* AIM OF THE TASK
Return all the data below as it stands, minus the pictures.

* SUPPLIED DATA
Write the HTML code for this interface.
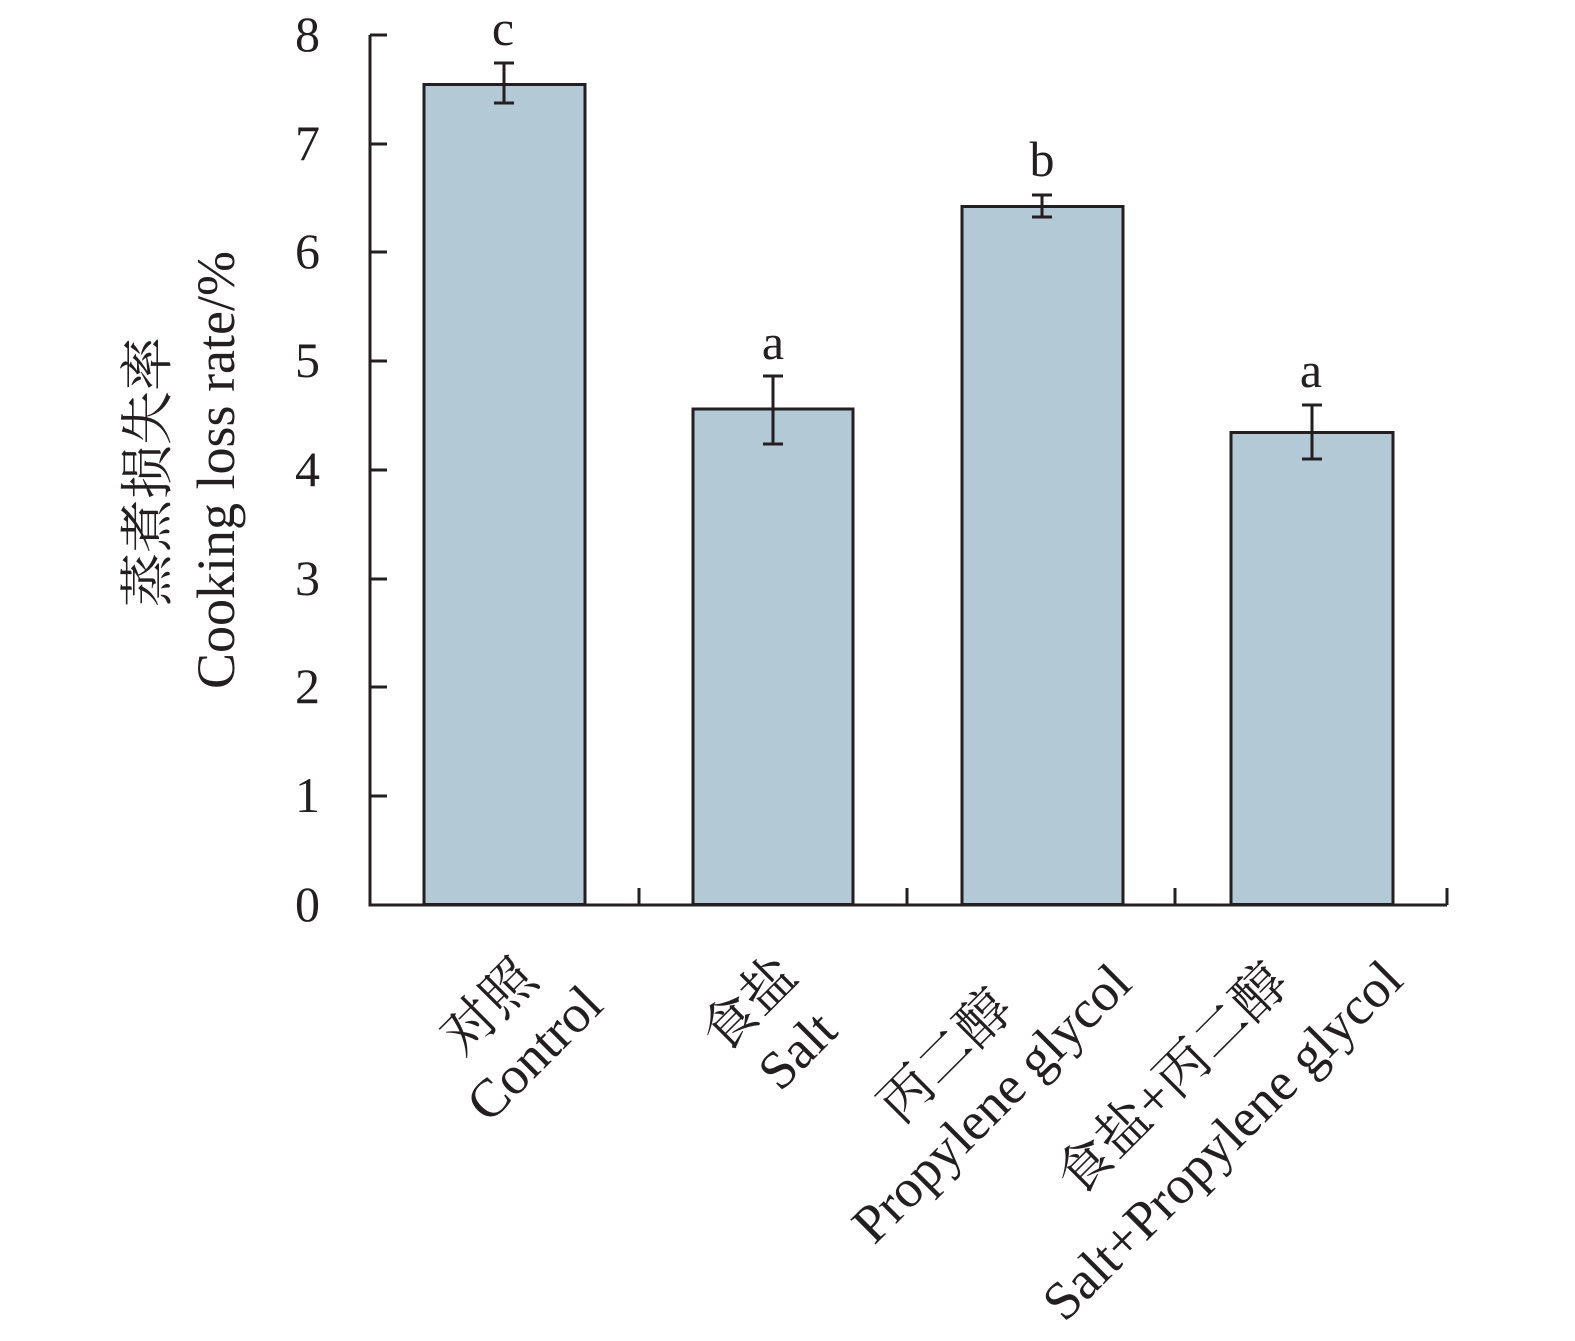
<!DOCTYPE html>
<html><head><meta charset="utf-8"><style>
html,body{margin:0;padding:0;background:#fff;}
svg text{font-family:"Liberation Serif","Noto Serif CJK SC",serif;fill:#231f20;}
</style></head><body>
<svg width="1575" height="1336" viewBox="0 0 1575 1336" xmlns="http://www.w3.org/2000/svg">
<g fill="#b3cad6" stroke="#231f20" stroke-width="3">
<rect x="424" y="84.5" width="161" height="820"/>
<rect x="693" y="409" width="160" height="495.5"/>
<rect x="962" y="206.5" width="161" height="698"/>
<rect x="1231" y="432.5" width="162" height="472"/>
</g>
<g stroke="#231f20" stroke-width="3" fill="none">
<path d="M370 35 V905 H1447"/>
<path d="M370 35h17M370 144h17M370 252h17M370 361h17M370 470h17M370 579h17M370 687h17M370 796h17"/>
<path d="M639 905v-17M907 905v-17M1175 905v-17M1447 905v-17"/>
<path d="M504 63v40M494 63h20M494 103h20"/>
<path d="M773 376v68M763 376h20M763 444h20"/>
<path d="M1042 195v22M1032 195h20M1032 217h20"/>
<path d="M1312 405v54M1302 405h20M1302 459h20"/>
</g>
<g font-size="50" text-anchor="end">
<text x="320" y="51">8</text><text x="320" y="160">7</text><text x="320" y="268">6</text>
<text x="320" y="377">5</text><text x="320" y="486">4</text><text x="320" y="595">3</text>
<text x="320" y="703">2</text><text x="320" y="812">1</text><text x="320" y="921">0</text>
</g>
<g font-size="50" text-anchor="middle">
<text x="503" y="45">c</text><text x="773" y="359">a</text>
<text x="1042" y="176">b</text><text x="1311" y="387">a</text>
</g>
<g font-size="54" text-anchor="middle">
<text transform="translate(166,472) rotate(-90)">蒸煮损失率</text>
<text transform="translate(234,470) rotate(-90)">Cooking loss rate/%</text>
<text transform="translate(502,1020) rotate(-45)">对照</text>
<text transform="translate(547,1066) rotate(-45)">Control</text>
<text transform="translate(762,1017) rotate(-45)">食盐</text>
<text transform="translate(810,1063) rotate(-45)">Salt</text>
<text transform="translate(958,1069) rotate(-45)">丙二醇</text>
<text transform="translate(1004,1116) rotate(-45)">Propylene glycol</text>
<text transform="translate(1185,1092) rotate(-45)">食盐+丙二醇</text>
<text transform="translate(1235,1153) rotate(-45)">Salt+Propylene glycol</text>
</g>
</svg>
</body></html>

* CORRECT ANSWER
Write the HTML code for this interface.
<!DOCTYPE html>
<html><head><meta charset="utf-8"><style>
html,body{margin:0;padding:0;background:#fff;}
svg text{font-family:"Liberation Serif","Noto Serif CJK SC",serif;fill:#231f20;}
</style></head><body>
<svg width="1575" height="1336" viewBox="0 0 1575 1336" xmlns="http://www.w3.org/2000/svg">
<g fill="#b3cad6" stroke="#231f20" stroke-width="3">
<rect x="424" y="84.5" width="161" height="820"/>
<rect x="693" y="409" width="160" height="495.5"/>
<rect x="962" y="206.5" width="161" height="698"/>
<rect x="1231" y="432.5" width="162" height="472"/>
</g>
<g stroke="#231f20" stroke-width="3" fill="none">
<path d="M370 35 V905 H1447"/>
<path d="M370 35h17M370 144h17M370 252h17M370 361h17M370 470h17M370 579h17M370 687h17M370 796h17"/>
<path d="M639 905v-17M907 905v-17M1175 905v-17M1447 905v-17"/>
<path d="M504 63v40M494 63h20M494 103h20"/>
<path d="M773 376v68M763 376h20M763 444h20"/>
<path d="M1042 195v22M1032 195h20M1032 217h20"/>
<path d="M1312 405v54M1302 405h20M1302 459h20"/>
</g>
<g font-size="50" text-anchor="end">
<text x="320" y="51">8</text><text x="320" y="160">7</text><text x="320" y="268">6</text>
<text x="320" y="377">5</text><text x="320" y="486">4</text><text x="320" y="595">3</text>
<text x="320" y="703">2</text><text x="320" y="812">1</text><text x="320" y="921">0</text>
</g>
<g font-size="50" text-anchor="middle">
<text x="503" y="45">c</text><text x="773" y="359">a</text>
<text x="1042" y="176">b</text><text x="1311" y="387">a</text>
</g>
<g font-size="54" text-anchor="middle">
<text transform="translate(166,472) rotate(-90)">蒸煮损失率</text>
<text transform="translate(234,470) rotate(-90)">Cooking loss rate/%</text>
<text transform="translate(502,1020) rotate(-45)">对照</text>
<text transform="translate(547,1066) rotate(-45)">Control</text>
<text transform="translate(762,1017) rotate(-45)">食盐</text>
<text transform="translate(810,1063) rotate(-45)">Salt</text>
<text transform="translate(958,1069) rotate(-45)">丙二醇</text>
<text transform="translate(1004,1116) rotate(-45)">Propylene glycol</text>
<text transform="translate(1185,1092) rotate(-45)">食盐+丙二醇</text>
<text transform="translate(1235,1153) rotate(-45)">Salt+Propylene glycol</text>
</g>
</svg>
</body></html>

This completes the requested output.